Environmental conditions influence eDNA particle size distribution in aquatic systems

• Main Authors: Matthew A. Barnes, W. Lindsay Chadderton, Christopher L. Jerde, Andrew R. Mahon, Cameron R. Turner, David M. Lodge
• Format: Article
• Language: English
• Published: Wiley 2021-05-01
• Series: Environmental DNA
• Subjects: carps; environmental DNA; particle size; ponds; probability; real‐time polymerase chain reaction
• Online Access: https://doi.org/10.1002/edn3.160

Abstract Knowledge about the size of environmental DNA (eDNA) and eDNA‐bearing particles in aquatic environments is integral to efficient and sensitive analyses. To explore the influence of environmental factors on eDNA particle size distribution (PSD), we manipulated fish communities across nine experimental ponds, which led to differences in a suite of environmental covariates (biochemical oxygen demand, chlorophyll a concentration, conductivity, dissolved oxygen, pH, temperature, and turbidity) over 5 months. At the end of the experiment, we serially filtered water samples from each pond through 5 filter sizes (20, 10, 5, 1, and 0.2 µm) followed by eDNA precipitation. We used quantitative PCR to determine the proportion of Common Carp (Cyprinus carpio) or bigheaded carp (Hypophthalmichthys molitrix and H. nobilis) eDNA captured within each size fraction. Based on eDNA concentrations recorded at each size fraction, we parameterized a Weibull distribution to describe the eDNA PSD of each species in each pond.

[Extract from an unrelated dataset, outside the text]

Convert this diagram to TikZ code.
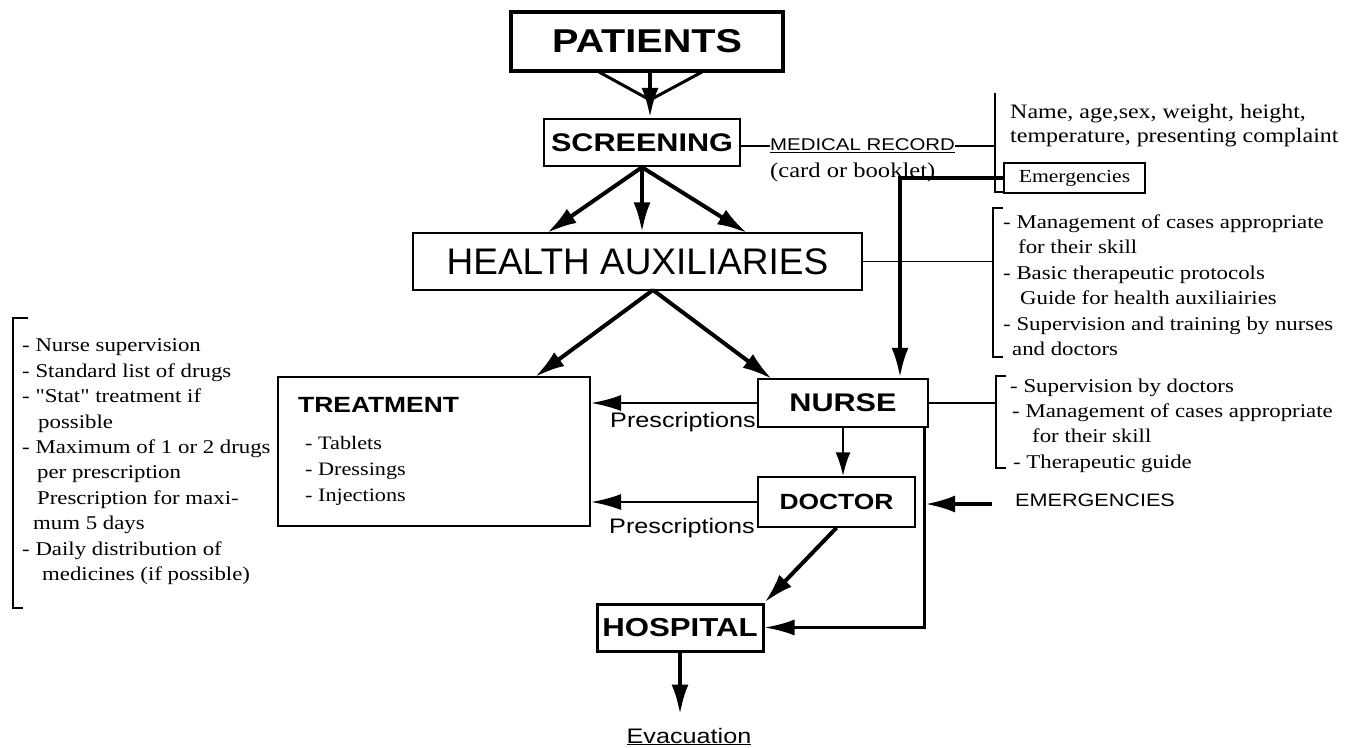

Likelihood ratio tests suggested that PSD did not differ between species but did differ across ponds. Stepwise multiple regressions indicated that the specific environmental factors with the greatest influence on PSD differed depending on the pore size of the filter used for capture. Notably, positive associations with chlorophyll and turbidity were most important for predicting capture with a 10‐µm filter, suggesting that eDNA is sticky, and the presence of relatively large particles such as algal cells or other suspended sediments can dramatically alter eDNA PSD. Therefore, we advocate that researchers and managers consider analysis of eDNA PSD within their study systems to optimize eDNA capture efficiencies and increase detection probabilities across variable biotic and abiotic conditions. Furthermore, reporting eDNA PSD evaluations across more diverse systems has the potential to reveal broader patterns of eDNA capture efficiency and improve research and natural resource management with eDNA applications.